After your next OKR review, deliberately celebrate a missed Key Result where the team was honest about why it was missed and what they learned. Make it visible. This single act does more for OKR culture than any process documentation.
If you cannot describe your team's single most important outcome for this quarter in one sentence, you do not have focus - you have noise with a spreadsheet attached.
Weekly confidence scores are only useful if they are honest. When was the last time someone on your team reported a confidence score going down? If the answer is "never", you have a culture problem, not an OKR problem.
The teams that achieve their OKRs rarely do so by doing more. They do so by ruthlessly protecting focus and being willing to disappoint on the things that don't matter this quarter.
An OKR that everyone achieves every quarter is not an OKR. It is a target that has been reverse-engineered from what you were planning to do anyway.
The fable format of Radical Focus is deliberate. Wodtke knew that principles alone don't change behaviour. Watching a team fail and recover - recognisably, uncomfortably - does.
Write a single objective for the next quarter. Not a vision statement. Not a theme. One outcome that, if achieved, would make the quarter a clear success. If your team cannot agree, that disagreement is the most important thing to resolve.
Audit your current Key Results against the outcome test. Strike through any that are tasks. Rewrite them as measurable outcomes. If you can't identify the outcome, question whether it belongs in the OKR at all.

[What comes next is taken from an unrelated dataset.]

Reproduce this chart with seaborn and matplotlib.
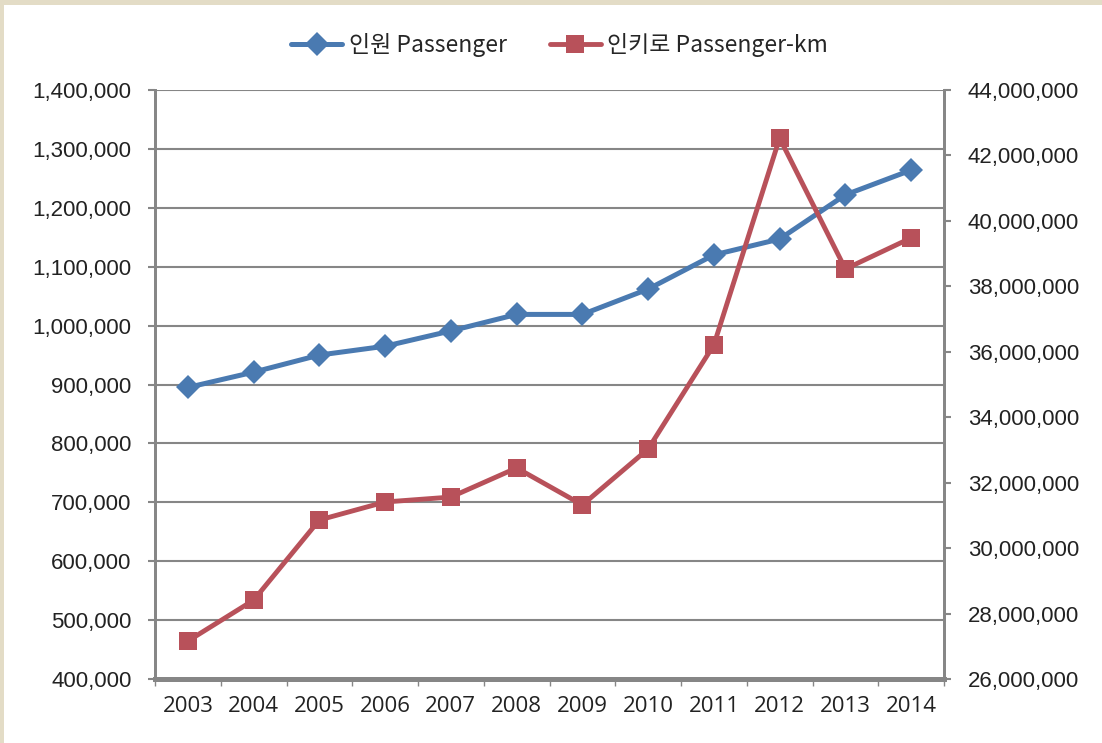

Define your health metrics before you finalise your OKRs. Write them down. Assign owners. Set the floor below which you would pause pursuit of the objective.
Schedule a 15-minute Monday check-in for the full quarter. Block it now. Make it non-negotiable. Keep it short, honest, and focused on the confidence score and the single most important thing this week.
Read the fable slowly. The protagonist's mistakes are not abstract. They are the mistakes your team is making right now. The recognition is useful.
"An OKR is a contract you make with your future self. It says: this is what I believe matters, and I am willing to make trade-offs to achieve it."